Although the Church was the protectress of chivalry, and even invested it with an almost sacred dignity, she always refused to extend her protection to tournaments, tilts, and assaults of arms, brilliant, but often dangerous manifestations of the chivalric spirit, and particularly to judicial duels, which were of German origin, and which dated from a period long prior to the institution of Christian chivalry. When the Church found itself obliged to show indulgence to these ancient traditions, which custom had interwoven with the habits of the Middle Ages, she did so in as reserved a manner as possible. She was always indignantly protesting against the barbarous custom which compelled or allowed women, children, churches, and convents, to choose from among the knights a special champion (campeador) who should be always ready to sustain against all the patron’s cause. The Church, while approving the generous protection which chivalry extended to the weak and to the oppressed, always endeavoured to destroy the savage doctrine of paganism which confounded might with right; but it was in vain that she opposed all her influence and authority to the custom of duelling; she was obliged to restrict herself to lessening the evil effects of the opinions that generally prevailed, without hoping to destroy the opinions themselves.

The point of honour had no existence in the breasts of the warriors of antiquity. They sacrificed themselves to their country and to the commonwealth, and they loved glory—a sentiment which with them was collective and not individual, for with them society, as a whole, was everything, its unit, nothing. The modern duel, whether it be considered a brutal and speedy method of settling private quarrels, or a proper act of submission to the divine will which cannot fail to crown right with success, springs from the strong individuality of barbarism, and from the personal tendency of savage dignity and independence.

Fig. 125.—Fight between Raymbault de Morueil and Guyon de Losenne. The Abbot of St. Denis at the feet of the Archbishop of Paris, taking oath that his cause, defended by Raymbault, is a just one.—Fac-simile of a Miniature in the “Romance of Charles Martel,” enlarged by David Aubert. Manuscript of the Fifteenth Century, in the Burgundian Library, Brussels.

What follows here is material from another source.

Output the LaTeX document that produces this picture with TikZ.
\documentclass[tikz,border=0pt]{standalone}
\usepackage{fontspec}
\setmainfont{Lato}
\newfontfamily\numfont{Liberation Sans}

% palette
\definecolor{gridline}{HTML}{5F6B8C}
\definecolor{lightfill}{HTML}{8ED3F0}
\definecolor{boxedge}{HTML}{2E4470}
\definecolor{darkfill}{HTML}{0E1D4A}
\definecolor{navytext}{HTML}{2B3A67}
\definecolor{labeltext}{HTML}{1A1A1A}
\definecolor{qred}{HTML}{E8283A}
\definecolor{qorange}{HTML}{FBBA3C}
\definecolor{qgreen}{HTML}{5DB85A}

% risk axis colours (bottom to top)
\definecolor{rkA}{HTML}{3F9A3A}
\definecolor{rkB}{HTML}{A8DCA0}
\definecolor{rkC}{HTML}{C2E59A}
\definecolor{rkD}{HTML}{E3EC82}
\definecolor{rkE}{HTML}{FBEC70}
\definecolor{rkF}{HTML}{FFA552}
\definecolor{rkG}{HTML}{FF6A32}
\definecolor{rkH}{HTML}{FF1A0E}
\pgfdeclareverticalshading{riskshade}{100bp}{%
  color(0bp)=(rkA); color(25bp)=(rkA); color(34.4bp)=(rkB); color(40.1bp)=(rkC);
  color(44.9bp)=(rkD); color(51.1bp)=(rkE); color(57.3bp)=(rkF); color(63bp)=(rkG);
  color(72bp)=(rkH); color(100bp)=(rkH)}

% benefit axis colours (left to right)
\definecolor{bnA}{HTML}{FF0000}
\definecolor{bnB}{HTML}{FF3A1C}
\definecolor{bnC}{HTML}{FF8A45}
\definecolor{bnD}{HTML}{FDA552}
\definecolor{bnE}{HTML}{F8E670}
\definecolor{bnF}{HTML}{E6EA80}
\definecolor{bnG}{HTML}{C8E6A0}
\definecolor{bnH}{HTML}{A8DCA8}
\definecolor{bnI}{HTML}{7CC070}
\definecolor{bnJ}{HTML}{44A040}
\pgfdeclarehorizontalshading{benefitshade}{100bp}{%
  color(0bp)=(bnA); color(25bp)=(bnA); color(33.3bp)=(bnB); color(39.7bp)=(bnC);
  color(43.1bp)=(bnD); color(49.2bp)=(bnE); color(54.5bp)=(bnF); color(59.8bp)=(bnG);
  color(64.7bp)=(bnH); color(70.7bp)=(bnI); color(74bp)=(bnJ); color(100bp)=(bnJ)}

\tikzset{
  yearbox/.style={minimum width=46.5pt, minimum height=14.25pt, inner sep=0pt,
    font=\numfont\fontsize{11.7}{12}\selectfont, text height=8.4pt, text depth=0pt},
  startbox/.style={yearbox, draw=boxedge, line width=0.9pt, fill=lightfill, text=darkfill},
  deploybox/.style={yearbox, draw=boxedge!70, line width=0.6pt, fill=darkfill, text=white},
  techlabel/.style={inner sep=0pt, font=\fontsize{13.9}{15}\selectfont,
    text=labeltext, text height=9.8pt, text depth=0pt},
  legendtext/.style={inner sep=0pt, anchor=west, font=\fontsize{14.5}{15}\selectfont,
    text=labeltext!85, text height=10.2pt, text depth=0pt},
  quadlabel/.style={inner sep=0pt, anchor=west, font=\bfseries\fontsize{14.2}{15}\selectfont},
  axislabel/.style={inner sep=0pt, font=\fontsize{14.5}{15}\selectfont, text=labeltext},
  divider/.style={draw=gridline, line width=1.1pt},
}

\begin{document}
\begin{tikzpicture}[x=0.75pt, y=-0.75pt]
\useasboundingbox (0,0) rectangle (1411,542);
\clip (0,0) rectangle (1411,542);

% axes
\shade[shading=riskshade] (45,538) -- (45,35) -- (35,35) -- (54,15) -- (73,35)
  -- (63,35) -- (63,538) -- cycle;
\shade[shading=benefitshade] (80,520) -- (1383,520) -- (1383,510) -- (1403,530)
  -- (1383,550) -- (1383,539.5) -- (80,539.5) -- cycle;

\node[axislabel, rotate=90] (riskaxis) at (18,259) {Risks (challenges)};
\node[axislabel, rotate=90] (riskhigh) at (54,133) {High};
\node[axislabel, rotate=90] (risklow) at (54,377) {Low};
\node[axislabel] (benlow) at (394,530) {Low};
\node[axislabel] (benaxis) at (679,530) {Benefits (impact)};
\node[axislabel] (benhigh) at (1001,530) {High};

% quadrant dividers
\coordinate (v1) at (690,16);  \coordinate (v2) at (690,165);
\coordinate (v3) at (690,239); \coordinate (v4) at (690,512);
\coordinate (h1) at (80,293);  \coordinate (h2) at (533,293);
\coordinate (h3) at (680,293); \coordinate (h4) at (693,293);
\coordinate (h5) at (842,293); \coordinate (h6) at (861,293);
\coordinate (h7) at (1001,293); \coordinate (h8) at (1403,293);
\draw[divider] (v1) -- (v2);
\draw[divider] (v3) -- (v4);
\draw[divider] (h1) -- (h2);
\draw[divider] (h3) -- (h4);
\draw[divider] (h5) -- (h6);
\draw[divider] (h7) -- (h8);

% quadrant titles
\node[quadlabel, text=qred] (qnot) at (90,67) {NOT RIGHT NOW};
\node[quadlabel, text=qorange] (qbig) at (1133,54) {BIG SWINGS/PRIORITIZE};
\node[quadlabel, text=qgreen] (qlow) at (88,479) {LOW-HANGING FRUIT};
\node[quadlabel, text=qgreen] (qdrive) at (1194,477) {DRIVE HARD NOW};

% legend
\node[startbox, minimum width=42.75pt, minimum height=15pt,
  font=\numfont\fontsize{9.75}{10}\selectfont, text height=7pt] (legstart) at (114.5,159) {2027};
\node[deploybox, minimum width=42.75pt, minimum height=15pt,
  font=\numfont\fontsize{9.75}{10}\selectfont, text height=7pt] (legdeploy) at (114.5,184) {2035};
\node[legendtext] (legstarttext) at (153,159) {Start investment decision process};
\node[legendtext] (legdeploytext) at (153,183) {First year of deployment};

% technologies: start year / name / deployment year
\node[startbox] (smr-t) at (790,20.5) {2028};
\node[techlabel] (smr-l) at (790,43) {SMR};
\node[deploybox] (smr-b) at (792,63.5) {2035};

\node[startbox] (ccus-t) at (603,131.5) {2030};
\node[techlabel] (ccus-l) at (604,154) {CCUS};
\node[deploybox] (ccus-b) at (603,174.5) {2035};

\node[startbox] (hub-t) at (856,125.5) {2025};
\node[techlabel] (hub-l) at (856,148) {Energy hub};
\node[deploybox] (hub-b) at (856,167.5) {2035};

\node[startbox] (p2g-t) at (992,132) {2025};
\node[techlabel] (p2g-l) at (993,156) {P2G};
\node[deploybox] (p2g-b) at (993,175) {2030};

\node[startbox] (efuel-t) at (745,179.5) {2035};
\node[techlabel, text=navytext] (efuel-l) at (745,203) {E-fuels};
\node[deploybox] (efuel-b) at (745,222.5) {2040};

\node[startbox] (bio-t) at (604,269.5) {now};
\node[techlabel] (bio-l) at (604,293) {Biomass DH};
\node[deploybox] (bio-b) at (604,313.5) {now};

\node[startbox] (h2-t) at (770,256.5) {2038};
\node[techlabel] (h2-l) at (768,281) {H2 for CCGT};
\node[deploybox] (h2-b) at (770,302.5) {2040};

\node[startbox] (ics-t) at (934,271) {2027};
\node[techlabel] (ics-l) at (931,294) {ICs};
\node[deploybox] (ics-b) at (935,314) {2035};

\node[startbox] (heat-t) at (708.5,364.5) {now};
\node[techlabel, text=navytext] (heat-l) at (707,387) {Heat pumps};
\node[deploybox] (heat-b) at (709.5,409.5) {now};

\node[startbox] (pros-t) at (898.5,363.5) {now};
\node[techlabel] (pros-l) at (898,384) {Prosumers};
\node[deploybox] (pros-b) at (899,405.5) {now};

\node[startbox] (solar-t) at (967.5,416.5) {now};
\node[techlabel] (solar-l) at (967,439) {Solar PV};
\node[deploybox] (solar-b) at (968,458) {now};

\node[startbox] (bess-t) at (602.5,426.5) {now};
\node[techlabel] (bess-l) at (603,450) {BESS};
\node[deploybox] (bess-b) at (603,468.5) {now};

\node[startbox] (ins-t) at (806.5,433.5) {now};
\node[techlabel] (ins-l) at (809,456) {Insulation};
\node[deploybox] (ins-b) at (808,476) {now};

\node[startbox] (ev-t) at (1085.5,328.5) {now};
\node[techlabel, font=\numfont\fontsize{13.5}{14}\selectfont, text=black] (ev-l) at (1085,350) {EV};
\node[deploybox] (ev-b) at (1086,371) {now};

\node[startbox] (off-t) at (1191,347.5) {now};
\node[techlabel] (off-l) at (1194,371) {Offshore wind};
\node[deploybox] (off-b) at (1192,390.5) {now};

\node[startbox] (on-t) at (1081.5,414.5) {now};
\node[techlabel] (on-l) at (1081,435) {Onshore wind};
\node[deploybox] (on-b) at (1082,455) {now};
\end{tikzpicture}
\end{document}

This strange confusion of ideas relative to victory and innocence, to might and right, first gave rise to trial by ordeal, or the judgment of God, which included ordeal by fire, by boiling water, by the cross, and by the sword, to which women, and even princesses, were subjected. Mankind, in the simplicity of its belief, appealed to God, the sovereign judge, and implored Him to grant strength and victory to the just cause. Trial by ordeal fell into discredit about the time of Charlemagne, and was superseded, towards the latter half of the twelfth century, by the judicial duel. The institution of chivalry favoured this hasty method of decision, which was in accordance with the manners and ideas of the period. Questions which otherwise would have been difficult to solve were thus abruptly settled, and from these bloody decisions there was no appeal. In some countries, indeed, the judge who had decided between two antagonists had himself to submit to the judgment of God, as represented by the judicial duel, and was forced to come down from his judgment-seat and contend in arms against the criminal he had just condemned. On the other hand, however, it must be said that the judge, in his turn, possessed the privilege of challenging a prisoner who refused to bow to his decision.

Fig. 126.—Duel concerning the Honour of Ladies.—Fac-simile of a Miniature in the “Histoire de Gérard de Nevers,” a Manuscript of the Fifteenth Century, in the National Library of Paris.

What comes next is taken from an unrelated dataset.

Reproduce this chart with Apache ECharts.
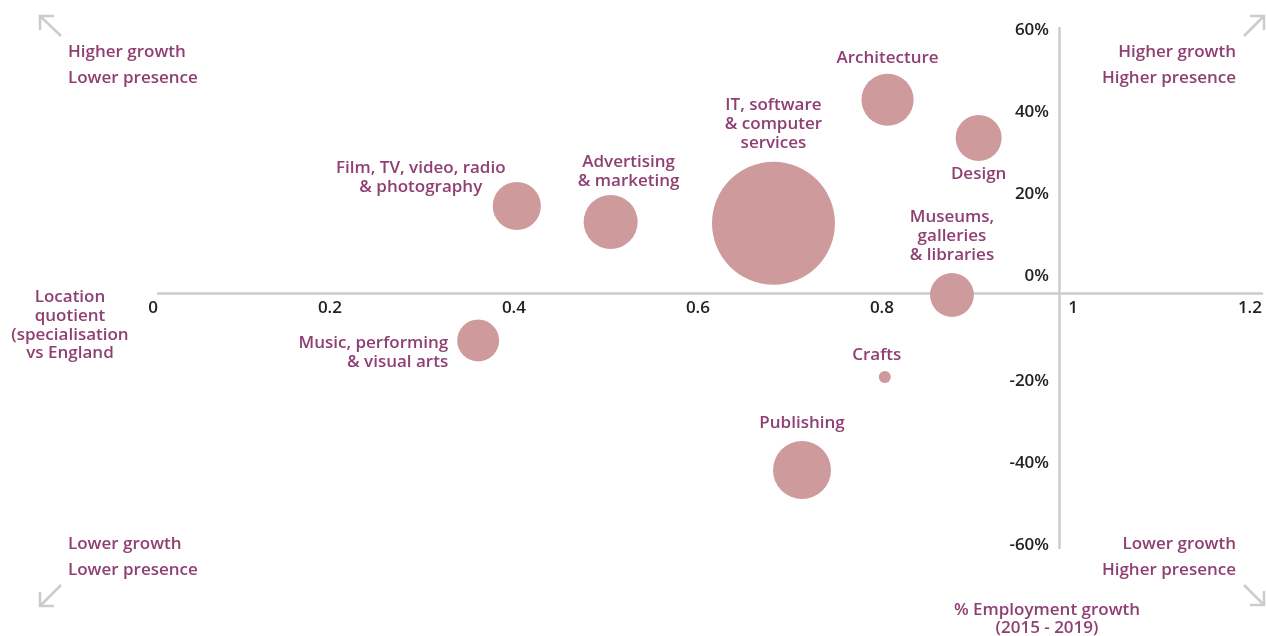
<!DOCTYPE html>
<html>
<head>
<meta charset="utf-8">
<script src="https://cdn.jsdelivr.net/npm/echarts@6/dist/echarts.min.js"></script>
<style>
html,body{margin:0;padding:0;background:#fff;}
#chart{width:1266px;height:636px;}
</style>
</head>
<body>
<div id="chart"></div>
<script>
// ---- Data ----
const categories = [
  'Architecture',
  'Design',
  'IT, software\n& computer\nservices',
  'Film, TV, video, radio\n& photography',
  'Advertising\n& marketing',
  'Museums,\ngalleries\n& libraries',
  'Music, performing\n& visual arts',
  'Crafts',
  'Publishing'
];
const locationQuotient = [0.793, 0.892, 0.669, 0.390, 0.492, 0.863, 0.348, 0.790, 0.700];
const employmentGrowth = [47.1, 37.8, 17.0, 21.2, 17.3, -0.5, -11.6, -20.5, -43.2];
const bubbleSize = [6.8, 5.3, 37.8, 5.8, 7.3, 4.8, 4.4, 0.36, 8.4];
const xTicks = [0, 0.2, 0.4, 0.6, 0.8, 1, 1.2];
const yTicks = [-60, -40, -20, 0, 20, 40, 60];
const quadrantLabels = {
  tl: ['Higher growth', 'Lower presence'],
  tr: ['Higher growth', 'Higher presence'],
  bl: ['Lower growth', 'Lower presence'],
  br: ['Lower growth', 'Higher presence']
};
const xAxisTitle = 'Location\nquotient\n(specialisation\nvs England';
const yAxisTitle = '% Employment growth\n(2015 - 2019)';

// ---- Styles / layout ----
const PURPLE = '#8f3f72';
const BUBBLE = '#cf9a9c';
const AXIS = '#cccccc';
const FONT = '"Open Sans", sans-serif';
const FS = 17;
const labelLayouts = [
  {position: 'top', distance: 6},
  {position: 'bottom', distance: 4},
  {position: 'top', distance: 9},
  {position: 'top', distance: 5, offset: [-96, 20]},
  {position: 'top', distance: 4, offset: [18, 0]},
  {position: 'top', distance: 8},
  {position: 'left', distance: 9, offset: [0, 12], align: 'right'},
  {position: 'top', distance: 6, offset: [-8, 0]},
  {position: 'top', distance: 8}
];

const seriesData = categories.map((c, i) => ({
  name: c,
  value: [locationQuotient[i], employmentGrowth[i], bubbleSize[i]],
  label: Object.assign({show: true}, labelLayouts[i])
}));

const qFont = '600 ' + FS + 'px ' + FONT;
function qText(lines, x, yFirst, align) {
  return lines.map((t, k) => ({
    type: 'text',
    style: {text: t, x: x, y: yFirst + k * 26, fill: PURPLE, font: qFont,
            textAlign: align, textVerticalAlign: 'middle'}
  }));
}
function arrow(points) {
  return {type: 'polyline', shape: {points: points},
          style: {stroke: AXIS, lineWidth: 2.5, fill: null}};
}

const chart = echarts.init(document.getElementById('chart'), null, {renderer: 'canvas'});
chart.setOption({
  animation: false,
  backgroundColor: '#fff',
  grid: {left: 158, right: 4, top: 28, height: 520},
  xAxis: {
    type: 'value', min: 0, max: 1.2, interval: 0.2,
    position: 'bottom', offset: -255,
    splitLine: {show: false},
    axisTick: {show: false},
    axisLine: {show: true, onZero: false, lineStyle: {color: AXIS, width: 2.5}},
    axisLabel: {
      color: '#222', fontFamily: FONT, fontWeight: 600, fontSize: FS,
      align: 'right', margin: 7, showMinLabel: true, showMaxLabel: true,
      customValues: xTicks,
      formatter: v => String(Math.round(v * 10) / 10)
    }
  },
  yAxis: {
    type: 'value', min: -62.2, max: 64.6,
    offset: -901,
    splitLine: {show: false},
    axisTick: {show: false},
    axisLine: {show: true, onZero: false, lineStyle: {color: AXIS, width: 2.5}},
    axisLabel: {
      customValues: yTicks,
      margin: 10,
      formatter: v => (v >= 0 ? '{p|' : '{n|') + Math.round(v) + '%}',
      rich: {
        p: {color: '#222', fontFamily: FONT, fontWeight: 600, fontSize: FS, padding: [0, 0, 34, 0]},
        n: {color: '#222', fontFamily: FONT, fontWeight: 600, fontSize: FS, padding: [12, 0, 0, 0]}
      }
    }
  },
  series: [{
    type: 'scatter',
    data: seriesData,
    symbolSize: d => 20 * Math.sqrt(d[2]),
    itemStyle: {color: BUBBLE, opacity: 1},
    label: {
      show: true,
      formatter: p => p.name,
      color: PURPLE, fontFamily: FONT, fontWeight: 600, fontSize: FS,
      lineHeight: 19
    },
    emphasis: {disabled: true}
  }],
  graphic: [].concat(
    qText(quadrantLabels.tl, 68, 52, 'left'),
    qText(quadrantLabels.tr, 1236, 52, 'right'),
    qText(quadrantLabels.bl, 68, 544, 'left'),
    qText(quadrantLabels.br, 1236, 544, 'right'),
    [
      {type: 'text', style: {text: xAxisTitle, x: 70, y: 288, fill: PURPLE, font: qFont,
        textAlign: 'center', textVerticalAlign: 'top', lineHeight: 18.7}},
      {type: 'text', style: {text: yAxisTitle, x: 1047, y: 601, fill: PURPLE, font: qFont,
        textAlign: 'center', textVerticalAlign: 'top', lineHeight: 18}},
      arrow([[61, 36], [40, 16]]), arrow([[54, 16], [40, 16], [40, 30]]),
      arrow([[61, 585], [40, 606]]), arrow([[40, 592], [40, 606], [54, 606]]),
      arrow([[1244, 36], [1264, 16]]), arrow([[1250, 16], [1264, 16], [1264, 30]]),
      arrow([[1244, 585], [1264, 605]]), arrow([[1250, 605], [1264, 605], [1264, 591]])
    ]
  )
});
</script>
</body>
</html>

If the principle of this rough combatant justice be once admitted, it must be acknowledged that a spirit of wisdom dictated every possible precaution to render its inconveniences as few as possible. The duel, in fact, only took place when a crime punishable by death had been committed, and then only when there were no witnesses to the crime, but merely grave suspicions against the supposed criminal. All persons less than twenty-one or more than sixty years of age, priests (Fig. 125), invalids, and women (Fig. 126), were dispensed from taking part in these combats, and were allowed to be represented by champions. If the two parties to a dispute were of a different rank in life, certain regulations were drawn up in favour of the plaintiff. A knight who challenged a serf was forced to fight with a serf’s weapons, that is to say, with a shield and a staff, and to wear a leathern jerkin; if, on the contrary, the challenge came from the serf, the knight was allowed to fight as a knight, that is to say, on horseback and in armour. It was customary for the two parties to a judicial duel to appear before their count or lord; after reciting his wrongs, the plaintiff threw down his gage—generally a glove or gauntlet—which his adversary then exchanged for his own as a sign that he accepted the challenge. Both were then led to the seignorial prison, where they were detained till the day fixed for the combat, unless they could obtain substantial sureties who would make themselves responsible for their safe custody, and bind themselves, in case their bailee failed to appear at the appointed time, to undergo the penalties attached to the committal of the act that had necessitated the appeal to arms. This was termed the vice prison.

Fig. 127.—“How the plaintiff and the defendant take the final oath before the judge.”—Fac-simile of a Miniature in “Cérémonies des Gages de Bataille,” a Manuscript of the Fifteenth Century in the National Library of Paris.